Russell immediately writes back with some suggestions. “As hokey as they seem, there’s evidence that those corporate icebreaker things actually work,” he says. “My personal favorite is ‘two truths and a lie.’ You write two truths and one lie about yourself on an index card and walk around to meet everyone else and vote for which one you think is the lie. Then everyone reveals which things are which. In a group of 25–30 guys, it will get kinda bawdy, but whatever. Everyone gets a turn. Everyone reveals a little bit about themselves, but has control over how much. It’s a good, safe, get-to-know-you game.
“I’d recommend water balloons one day. It will be summer. Cheap and so much fun. Guys love them because you can throw them at each other, but it’s not an actual thing that will hurt you. If there’s a theme to any of this, it’s ‘12-year-old birthday party.’ The baseball stuff kinda takes care of itself.
“Start a star sticker chart. 10 stars and you get a burrito. Use food to your advantage. Stars can be given for anything you want to reinforce. Yes, I’m treating them like 4-year-olds. The first rule of child psychology is that it applies throughout all of life. They will scoff at it and three days later be checking out how many stars they have.
“Have an absolute non-sequitur item that is given out to someone each day, by team vote.

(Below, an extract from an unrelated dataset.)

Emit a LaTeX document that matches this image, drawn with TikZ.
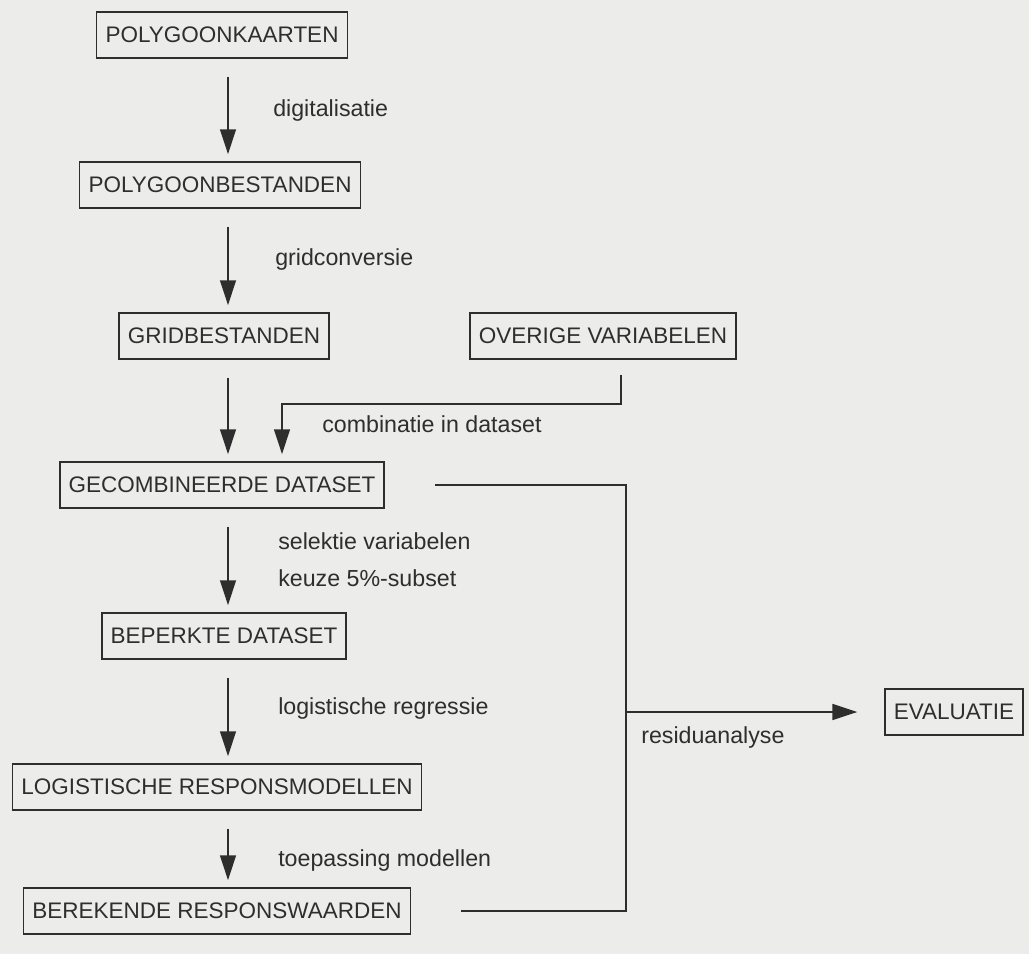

Funny hats always work. Smith gets the funny hat because he went 3-for-4. A ritual will develop around the presentation of this hat. Go with it. When I worked day care, we had ‘The Golden Dustpan’ for the cleanest room. The kids went crazy over the Golden Dustpan. You might also try a crazy toilet plunger (spray paint works wonders…). The guy who gets it gets to keep it in his locker as a sign that he had the best day, but with the caveat that if the toilet gets clogged up, he’s gotta go in there and plunge it out. A little scatological humor. You are both being honored and humiliated.